* _INFORMATION PROVIDED_
__________________________________________________
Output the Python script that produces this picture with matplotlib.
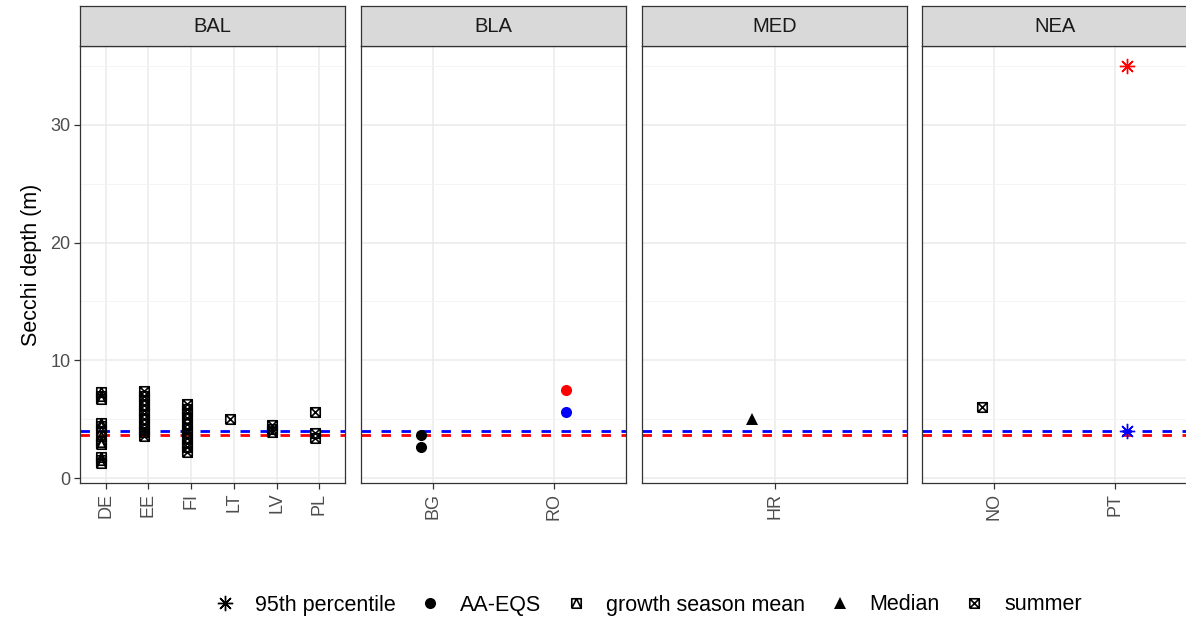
import numpy as np
import matplotlib.pyplot as plt
from matplotlib.path import Path
from matplotlib.lines import Line2D

plt.rcParams['font.family'] = ['Liberation Sans', 'DejaVu Sans']

# ---- data ----
regions = ['BAL', 'BLA', 'MED', 'NEA']
countries = {
    'BAL': ['DE', 'EE', 'FI', 'LT', 'LV', 'PL'],
    'BLA': ['BG', 'RO'],
    'MED': ['HR'],
    'NEA': ['NO', 'PT'],
}

de_gsm = [7.3, 7.0, 6.7, 4.7, 4.4, 4.0, 3.6, 3.1, 2.9, 1.8, 1.5, 1.27]
ee_summer = [7.4, 7.0, 6.6, 6.2, 5.8, 5.4, 5.0, 4.6, 4.2, 3.9, 3.6]
fi_summer = [6.3, 5.9, 5.5, 5.1, 4.6, 4.2, 3.8, 3.4, 3.0, 2.6, 2.2]
lt_summer = [5.0]
lv_summer = [4.5, 4.2, 3.9]
pl_summer = [5.6, 3.8, 3.4]
bg_aaeqs = [3.7, 2.6]
ro_aaeqs_red = [7.5]
ro_aaeqs_blue = [5.6]
hr_median = [5.0]
no_summer = [6.0]
pt_p95_red = [35.0]
pt_p95_blue = [4.0]

# (region, country, type, colour, values)
series = [
    ('BAL', 'DE', 'growth season mean', 'black', de_gsm),
    ('BAL', 'EE', 'summer', 'black', ee_summer),
    ('BAL', 'FI', 'summer', 'black', fi_summer),
    ('BAL', 'LT', 'summer', 'black', lt_summer),
    ('BAL', 'LV', 'summer', 'black', lv_summer),
    ('BAL', 'PL', 'summer', 'black', pl_summer),
    ('BLA', 'BG', 'AA-EQS', 'black', bg_aaeqs),
    ('BLA', 'RO', 'AA-EQS', 'red', ro_aaeqs_red),
    ('BLA', 'RO', 'AA-EQS', 'blue', ro_aaeqs_blue),
    ('MED', 'HR', 'Median', 'black', hr_median),
    ('NEA', 'NO', 'summer', 'black', no_summer),
    ('NEA', 'PT', '95th percentile', 'red', pt_p95_red),
    ('NEA', 'PT', '95th percentile', 'blue', pt_p95_blue),
]

ref_red = 3.7
ref_blue = 4.0

legend_types = ['95th percentile', 'AA-EQS', 'growth season mean', 'Median', 'summer']

# ---- markers ----
sq = [(-1, -1), (1, -1), (1, 1), (-1, 1), (-1, -1)]
sq_codes = [Path.MOVETO] + [Path.LINETO] * 4
square_x = Path(sq + [(-1, -1), (1, 1), (-1, 1), (1, -1)],
                sq_codes + [Path.MOVETO, Path.LINETO, Path.MOVETO, Path.LINETO])
square_tri = Path(sq + [(-1, -1), (0, 1), (1, -1)],
                  sq_codes + [Path.MOVETO, Path.LINETO, Path.LINETO])

styles = {
    '95th percentile': dict(marker=(8, 2, 0), ms=11, mew=1.0, mfc='none'),
    'AA-EQS': dict(marker='o', ms=8, mew=0),
    'growth season mean': dict(marker=square_tri, ms=6.8, mew=1.2, mfc='none'),
    'Median': dict(marker='^', ms=8.5, mew=0),
    'summer': dict(marker=square_x, ms=6.8, mew=1.2, mfc='none'),
}
dodge = {'black': -0.1, 'red': 0.1, 'blue': 0.1}

# y range like ggplot expand
allv = np.concatenate([s[4] for s in series])
span = allv.max() - allv.min()
ylo = allv.min() - 0.05 * span
yhi = allv.max() + 0.05 * span

W, H = 1186, 621
fig = plt.figure(figsize=(W / 100, H / 100), dpi=100)
fig.patch.set_facecolor('white')

lefts = [80, 361, 642, 922]
pw = 265
ptop, pbot = 46, 483
strip_h = 40
txtc = '#4D4D4D'

for i, reg in enumerate(regions):
    ax = fig.add_axes([lefts[i] / W, (H - pbot) / H, pw / W, (pbot - ptop) / H])
    cats = countries[reg]
    n = len(cats)
    ax.set_xlim(0.4, n + 0.6)
    ax.set_ylim(ylo, yhi)
    ax.set_yticks([0, 10, 20, 30])
    ax.set_yticks([5, 15, 25, 35], minor=True)
    ax.set_xticks(np.arange(1, n + 1))
    ax.set_xticklabels(cats, rotation=90)
    ax.grid(True, which='major', color='#EBEBEB', lw=1.1, zorder=0)
    ax.grid(True, which='minor', axis='y', color='#F2F2F2', lw=0.6, zorder=0)
    ax.set_axisbelow(True)
    for sp in ax.spines.values():
        sp.set_color('#333333')
        sp.set_linewidth(0.9)
    ax.tick_params(which='major', length=4, width=0.9, color='#333333',
                   labelsize=13, labelcolor=txtc, pad=3)
    ax.tick_params(which='minor', length=0)
    if i > 0:
        ax.tick_params(axis='y', left=False, labelleft=False)
    else:
        ax.set_ylabel('Secchi depth (m)', fontsize=15.5, color='black', labelpad=6)

    ax.axhline(ref_red, color='red', lw=2.0, ls=(0, (3.4, 3.8)), zorder=2)
    ax.axhline(ref_blue, color='blue', lw=2.0, ls=(0, (3.4, 3.8)), zorder=2)

    for reg_s, ctry, typ, col, vals in series:
        if reg_s != reg:
            continue
        x = cats.index(ctry) + 1 + dodge[col]
        st = styles[typ]
        ax.plot([x] * len(vals), vals, ls='none', color=col, mec=col,
                zorder=3, **st)

    # facet strip
    sax = fig.add_axes([lefts[i] / W, (H - ptop) / H, pw / W, strip_h / H])
    sax.set_facecolor('#D9D9D9')
    sax.set_xticks([])
    sax.set_yticks([])
    for sp in sax.spines.values():
        sp.set_color('#333333')
        sp.set_linewidth(0.9)
    sax.text(0.5, 0.5, reg, ha='center', va='center', fontsize=14.5,
             color='#1A1A1A', transform=sax.transAxes)

handles = []
for typ in legend_types:
    st = dict(styles[typ])
    handles.append(Line2D([], [], ls='none', color='black', mec='black', **st))
fig.legend(handles, legend_types, loc='center', ncol=5, frameon=False,
           bbox_to_anchor=(647 / W, (H - 605) / H), fontsize=15.5,
           handletextpad=0.8, columnspacing=1.0, handlelength=1.2)

fig.savefig('out.png', dpi=100)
__________________________________________________
* _REQUIRED WORK_
Leave out the pictures and copy the rest of the material above exactly.

* _EXERCISE ANSWER_
Output the Python script that produces this picture with matplotlib.
import numpy as np
import matplotlib.pyplot as plt
from matplotlib.path import Path
from matplotlib.lines import Line2D

plt.rcParams['font.family'] = ['Liberation Sans', 'DejaVu Sans']

# ---- data ----
regions = ['BAL', 'BLA', 'MED', 'NEA']
countries = {
    'BAL': ['DE', 'EE', 'FI', 'LT', 'LV', 'PL'],
    'BLA': ['BG', 'RO'],
    'MED': ['HR'],
    'NEA': ['NO', 'PT'],
}

de_gsm = [7.3, 7.0, 6.7, 4.7, 4.4, 4.0, 3.6, 3.1, 2.9, 1.8, 1.5, 1.27]
ee_summer = [7.4, 7.0, 6.6, 6.2, 5.8, 5.4, 5.0, 4.6, 4.2, 3.9, 3.6]
fi_summer = [6.3, 5.9, 5.5, 5.1, 4.6, 4.2, 3.8, 3.4, 3.0, 2.6, 2.2]
lt_summer = [5.0]
lv_summer = [4.5, 4.2, 3.9]
pl_summer = [5.6, 3.8, 3.4]
bg_aaeqs = [3.7, 2.6]
ro_aaeqs_red = [7.5]
ro_aaeqs_blue = [5.6]
hr_median = [5.0]
no_summer = [6.0]
pt_p95_red = [35.0]
pt_p95_blue = [4.0]

# (region, country, type, colour, values)
series = [
    ('BAL', 'DE', 'growth season mean', 'black', de_gsm),
    ('BAL', 'EE', 'summer', 'black', ee_summer),
    ('BAL', 'FI', 'summer', 'black', fi_summer),
    ('BAL', 'LT', 'summer', 'black', lt_summer),
    ('BAL', 'LV', 'summer', 'black', lv_summer),
    ('BAL', 'PL', 'summer', 'black', pl_summer),
    ('BLA', 'BG', 'AA-EQS', 'black', bg_aaeqs),
    ('BLA', 'RO', 'AA-EQS', 'red', ro_aaeqs_red),
    ('BLA', 'RO', 'AA-EQS', 'blue', ro_aaeqs_blue),
    ('MED', 'HR', 'Median', 'black', hr_median),
    ('NEA', 'NO', 'summer', 'black', no_summer),
    ('NEA', 'PT', '95th percentile', 'red', pt_p95_red),
    ('NEA', 'PT', '95th percentile', 'blue', pt_p95_blue),
]

ref_red = 3.7
ref_blue = 4.0

legend_types = ['95th percentile', 'AA-EQS', 'growth season mean', 'Median', 'summer']

# ---- markers ----
sq = [(-1, -1), (1, -1), (1, 1), (-1, 1), (-1, -1)]
sq_codes = [Path.MOVETO] + [Path.LINETO] * 4
square_x = Path(sq + [(-1, -1), (1, 1), (-1, 1), (1, -1)],
                sq_codes + [Path.MOVETO, Path.LINETO, Path.MOVETO, Path.LINETO])
square_tri = Path(sq + [(-1, -1), (0, 1), (1, -1)],
                  sq_codes + [Path.MOVETO, Path.LINETO, Path.LINETO])

styles = {
    '95th percentile': dict(marker=(8, 2, 0), ms=11, mew=1.0, mfc='none'),
    'AA-EQS': dict(marker='o', ms=8, mew=0),
    'growth season mean': dict(marker=square_tri, ms=6.8, mew=1.2, mfc='none'),
    'Median': dict(marker='^', ms=8.5, mew=0),
    'summer': dict(marker=square_x, ms=6.8, mew=1.2, mfc='none'),
}
dodge = {'black': -0.1, 'red': 0.1, 'blue': 0.1}

# y range like ggplot expand
allv = np.concatenate([s[4] for s in series])
span = allv.max() - allv.min()
ylo = allv.min() - 0.05 * span
yhi = allv.max() + 0.05 * span

W, H = 1186, 621
fig = plt.figure(figsize=(W / 100, H / 100), dpi=100)
fig.patch.set_facecolor('white')

lefts = [80, 361, 642, 922]
pw = 265
ptop, pbot = 46, 483
strip_h = 40
txtc = '#4D4D4D'

for i, reg in enumerate(regions):
    ax = fig.add_axes([lefts[i] / W, (H - pbot) / H, pw / W, (pbot - ptop) / H])
    cats = countries[reg]
    n = len(cats)
    ax.set_xlim(0.4, n + 0.6)
    ax.set_ylim(ylo, yhi)
    ax.set_yticks([0, 10, 20, 30])
    ax.set_yticks([5, 15, 25, 35], minor=True)
    ax.set_xticks(np.arange(1, n + 1))
    ax.set_xticklabels(cats, rotation=90)
    ax.grid(True, which='major', color='#EBEBEB', lw=1.1, zorder=0)
    ax.grid(True, which='minor', axis='y', color='#F2F2F2', lw=0.6, zorder=0)
    ax.set_axisbelow(True)
    for sp in ax.spines.values():
        sp.set_color('#333333')
        sp.set_linewidth(0.9)
    ax.tick_params(which='major', length=4, width=0.9, color='#333333',
                   labelsize=13, labelcolor=txtc, pad=3)
    ax.tick_params(which='minor', length=0)
    if i > 0:
        ax.tick_params(axis='y', left=False, labelleft=False)
    else:
        ax.set_ylabel('Secchi depth (m)', fontsize=15.5, color='black', labelpad=6)

    ax.axhline(ref_red, color='red', lw=2.0, ls=(0, (3.4, 3.8)), zorder=2)
    ax.axhline(ref_blue, color='blue', lw=2.0, ls=(0, (3.4, 3.8)), zorder=2)

    for reg_s, ctry, typ, col, vals in series:
        if reg_s != reg:
            continue
        x = cats.index(ctry) + 1 + dodge[col]
        st = styles[typ]
        ax.plot([x] * len(vals), vals, ls='none', color=col, mec=col,
                zorder=3, **st)

    # facet strip
    sax = fig.add_axes([lefts[i] / W, (H - ptop) / H, pw / W, strip_h / H])
    sax.set_facecolor('#D9D9D9')
    sax.set_xticks([])
    sax.set_yticks([])
    for sp in sax.spines.values():
        sp.set_color('#333333')
        sp.set_linewidth(0.9)
    sax.text(0.5, 0.5, reg, ha='center', va='center', fontsize=14.5,
             color='#1A1A1A', transform=sax.transAxes)

handles = []
for typ in legend_types:
    st = dict(styles[typ])
    handles.append(Line2D([], [], ls='none', color='black', mec='black', **st))
fig.legend(handles, legend_types, loc='center', ncol=5, frameon=False,
           bbox_to_anchor=(647 / W, (H - 605) / H), fontsize=15.5,
           handletextpad=0.8, columnspacing=1.0, handlelength=1.2)

fig.savefig('out.png', dpi=100)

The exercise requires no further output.